NAIROBI, Kenya, Apr 3 – The International Monetary Fund has approved new three-year financing for Kenya valued at Sh255.9 billion to support the government’s COVID-19 response and address the urgent need to reduce debt vulnerabilities.
In a statement, the National Treasury says the facility, which is under the IMF’s Extended Credit Facility and Extended Fund Facility, includes an initial disbursement of Sh79 billion, due for release by June 30th 2021.
Treasury further reveals of the amount, a total of Sh33.7 billion will be released immediately and is usable for budget support.
Meanwhile, Sh44.2 billion will be released by June 30th, while the balance will be disbursed following subsequent programme reviews conducted approximately every 6 months.

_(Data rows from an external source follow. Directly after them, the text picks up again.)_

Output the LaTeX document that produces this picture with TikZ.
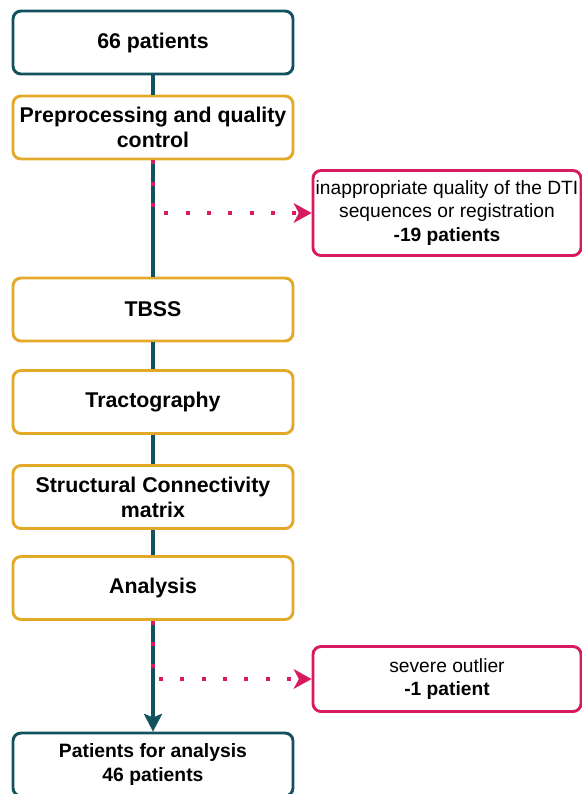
\documentclass[tikz,border=0pt]{standalone}
\usepackage{fontspec}
\setmainfont{Liberation Sans}
\usetikzlibrary{arrows.meta}
\usepackage{xcolor}
\definecolor{flowteal}{RGB}{18,82,94}
\definecolor{flowamber}{RGB}{226,170,40}
\definecolor{flowpink}{RGB}{216,27,96}
\tikzset{
  stepbox/.style={draw=flowamber, line width=2.2pt, rounded corners=6pt, fill=white,
    minimum width=210pt, minimum height=47.25pt, inner sep=0pt, align=center,
    font=\fontsize{16}{18.75}\selectfont\bfseries},
  endbox/.style={stepbox, draw=flowteal},
  dropbox/.style={draw=flowpink, line width=2.2pt, rounded corners=6pt, fill=white,
    minimum width=201pt, inner sep=0pt, align=center,
    font=\fontsize{14.4}{17.6}\selectfont},
  mainline/.style={draw=flowteal, line width=2.8pt},
  dropline/.style={draw=flowpink, line width=3pt, dash pattern=on 3pt off 13pt,
    -{Stealth[length=13.5pt, width=15pt, inset=4pt, line width=0.5pt]}}
}
\begin{document}
\begin{tikzpicture}[x=0.75pt, y=-0.75pt]
  \useasboundingbox (0,0) rectangle (582,794);
  \clip (0,0) rectangle (582,794);
  % Flow of patients
  \node[endbox] (patients) at (153,42.5) {66 patients};
  \node[stepbox] (preproc) at (153,127.5) {Preprocessing and quality\\control};
  \node[stepbox] (tbss) at (153,309.5) {TBSS};
  \node[stepbox] (tracto) at (153,402) {Tractography};
  \node[stepbox] (connmat) at (153,497) {Structural Connectivity\\matrix};
  \node[stepbox] (analysis) at (153,588) {Analysis};
  \node[endbox, font=\fontsize{14.5}{18}\selectfont\bfseries] (final) at (153,764.5)
    {Patients for analysis\\46 patients};

  % Excluded patients
  \node[dropbox, minimum height=63.75pt] (qualityout) at (447,213)
    {inappropriate quality of the DTI\\sequences or registration\\\textbf{-19 patients}};
  \node[dropbox, minimum height=48.75pt] (outlier) at (447,679)
    {severe outlier\\\textbf{-1 patient}};

  \draw[mainline] (patients) -- (preproc);
  \draw[mainline] (preproc) -- (tbss);
  \draw[mainline] (tbss) -- (tracto);
  \draw[mainline] (tracto) -- (connmat);
  \draw[mainline] (connmat) -- (analysis);
  \draw[mainline, -{Stealth[length=13.5pt, width=14pt, inset=3pt, line width=0.5pt]}] (analysis) -- (final);

  \draw[dropline] (preproc.south) |- (qualityout.west);
  \draw[dropline] (analysis.south) |- (outlier.west);
\end{tikzpicture}
\end{document}
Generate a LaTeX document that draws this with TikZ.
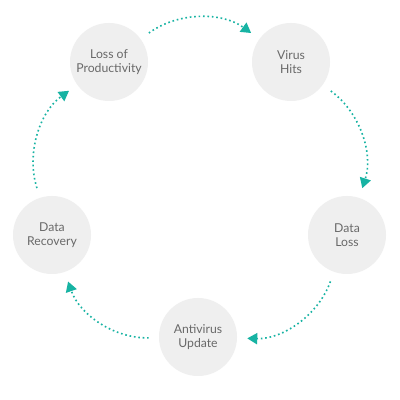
\documentclass[tikz,border=0pt]{standalone}
\usepackage{fontspec}
\setmainfont{Lato}
\usetikzlibrary{arrows.meta}
\definecolor{stage}{RGB}{239,239,239}
\definecolor{cycle}{RGB}{23,179,163}
\definecolor{ink}{RGB}{105,105,105}
\tikzset{
  stagenode/.style={circle,fill=stage,minimum size=1.95cm,inner sep=0pt,align=center,
    text=ink,font=\fontsize{8.7}{9.8}\selectfont},
  flow/.style={-{Triangle[length=0.25cm,width=0.28cm]},draw=cycle,line width=1.15pt,
    dash pattern=on 1.15pt off 2pt,shorten <=0.25cm,shorten >=0.25cm},
}
\begin{document}
\begin{tikzpicture}
\useasboundingbox[fill=white] (0,0) rectangle (10,10);
\node[stagenode] (loss) at (2.725,8.45) {Loss of\\Productivity};
\node[stagenode] (virus) at (7.275,8.45) {Virus\\Hits};
\node[stagenode] (dataloss) at (8.675,4.125) {Data\\Loss};
\node[stagenode] (update) at (4.95,1.575) {Antivirus\\Update};
\node[stagenode] (recovery) at (1.3,4.125) {Data\\Recovery};
\foreach \a/\b in {loss/virus,virus/dataloss,dataloss/update,update/recovery,recovery/loss}{
  \draw[flow] (\a) to[bend left=36] (\b);
}
\end{tikzpicture}
\end{document}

Commenting on the approval of the facility, IMF’s Deputy Managing Director and Acting Chair Antoinette Sayeh said the facility will also be used to safeguard resources to protect vulnerable groups
Sayeh said the COVID-19 shock has exacerbated the country’s pre-existing fiscal vulnerabilities, but says its debt remains sustainable.

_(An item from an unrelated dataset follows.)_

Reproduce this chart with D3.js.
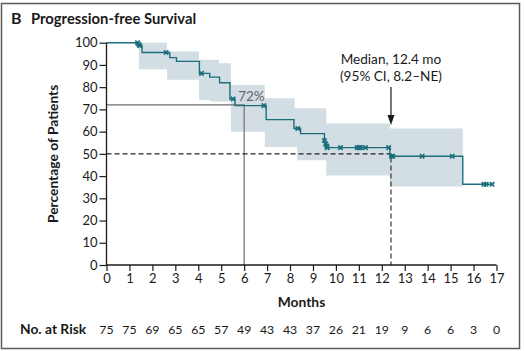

She however warned that it is at high risk of debt distress.
“To address debt-related risks, the authorities have taken action to hold the fiscal deficit and debt ratios to 8.7 and 70.4 percent of GDP, respectively, this fiscal year. Fiscal and balance-of-payments financing needs remain sizable over the medium term.”
According to the IMF, the facility would set a basis for a resurgence of growth and shared prosperity.

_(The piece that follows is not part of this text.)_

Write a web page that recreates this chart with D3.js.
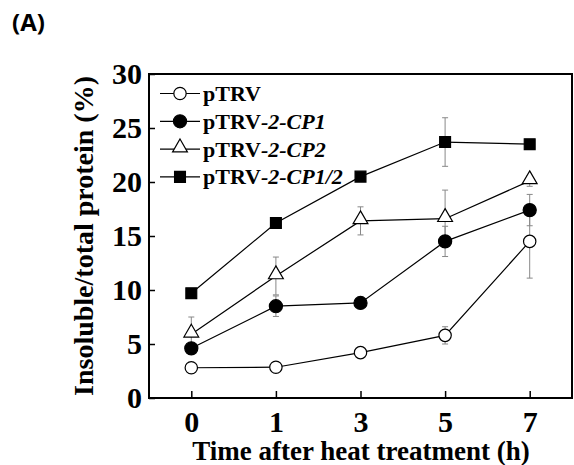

“Building on critical steps already taken, it aims to reduce debt vulnerabilities through a multi-year fiscal consolidation effort centered on raising tax revenues and tightly controlling spending, safeguarding resources to protect vulnerable groups,” the Fund said in a statement.
IMF also expects the facility to strengthen the monetary policy framework and support financial stability.
“Against the backdrop of extraordinary uncertainty, the program incorporates flexibility, including by recognizing near-term challenges related to tax yields in the current stressed economic environment and possible contingent liabilities from the SOE sector.”